As is also known in the art, autopilots often include manual adjustment capabilities for modifying various control system parameters. For example, autopilots often include a manually adjustable deadband feature whereby the rudder motor is actuated only in response to rudder control signals having a value greater than an operator adjustable threshold, or deadband value. Generally, the operator or helmsman is instructed to decrease the deadband value when the vessel is heading in the direction of the waves and to increase such value in following seas (i.e. when heading away from the waves). In this way, high frequency perturbations in the vessel's heading, generally occurring when the vessel is heading in the direction of the waves, will not be compensated. Increasing the deadband value when heading into the waves is desirable since, in such conditions, movement of the rudder to compensate for high frequency heading perturbations will have little effect on maintaining the desired vessel course. In other words, a certain amount of yawing of the vessel, as it heads into the waves, is unavoidable. By allowing the high frequency perturbations in the vessel's heading to go uncompensated, ineffectual rudder movement is avoided. In this way, unnecessary wear on the rudder and associated drive apparatus is minimized.

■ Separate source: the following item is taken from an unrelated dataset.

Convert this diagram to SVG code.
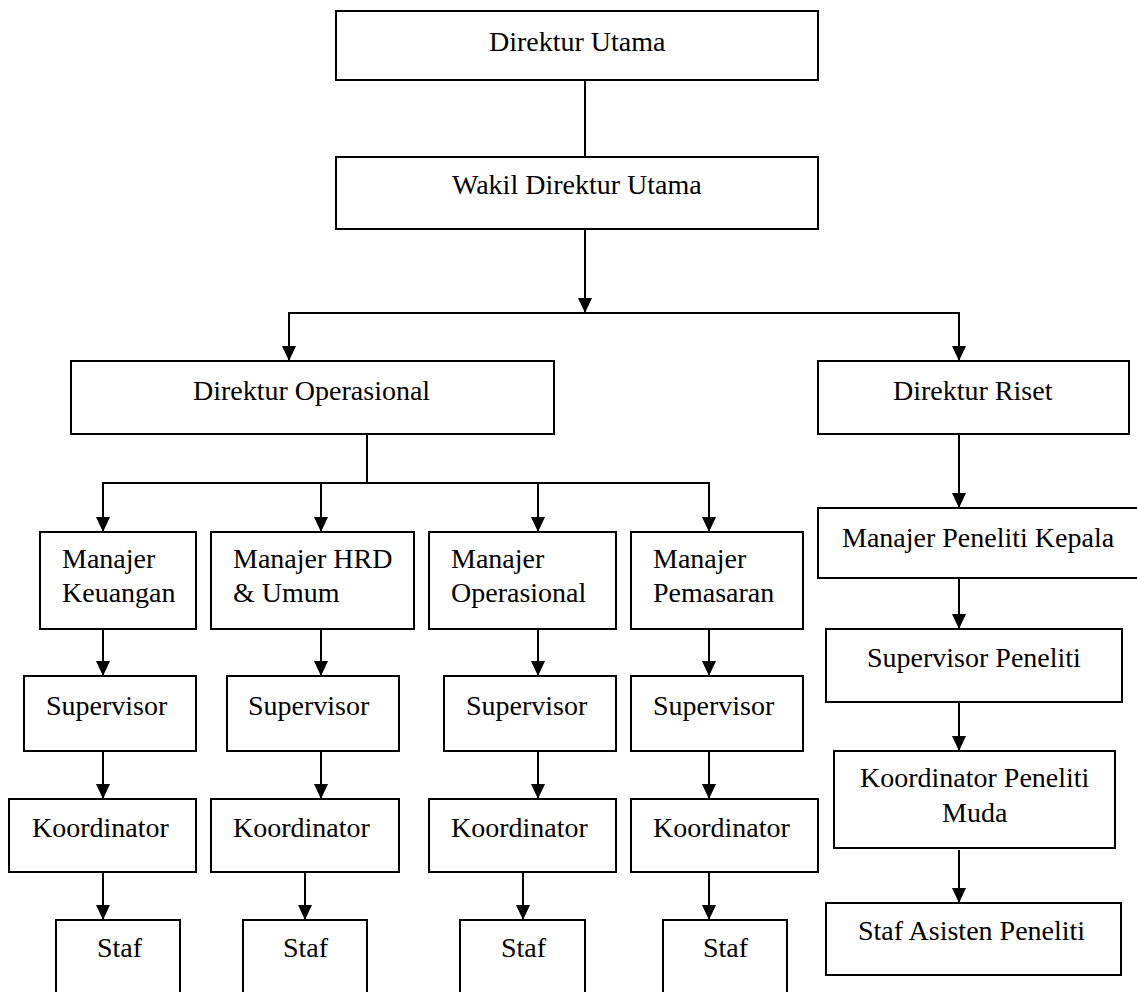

However, manual adjustments somewhat defeat a primary purpose of an autopilot; namely, to maintain a fixed vessel course with minimal operator intervention. Further, such adjustments are not trivial and may be difficult for one unskilled or inexperienced in boating and/or autopilot operation. Thus, although the basis for providing a manual deadband adjustment is to improve the efficiency of rudder operation by eliminating ineffective rudder motion, rudder efficiency of an autopilot having a manually adjustable deadband feature may actually be degraded by incorrect or excessive adjustments of a manually adjustable deadband feature.
One technique known in the art for minimizing operator intervention with regard to manually adjustable features is to provide a fixed number of settings for the manual adjustments. In other words, a fixed number of possible deadband settings may be provided for selection by the operator of the vessel. However, the performance of such autopilots may be degraded by the lack of fine tuning capability for such adjustments.
Another technique known in the art for minimizing operator intervention with a deadband feature is to adjust the deadband value as a function of the number of reversals in the rudder's direction occurring during a fixed period of time. In this way, such an arrangement raises or lowers the deadband value as a function of rudder activity regardless of course keeping performance.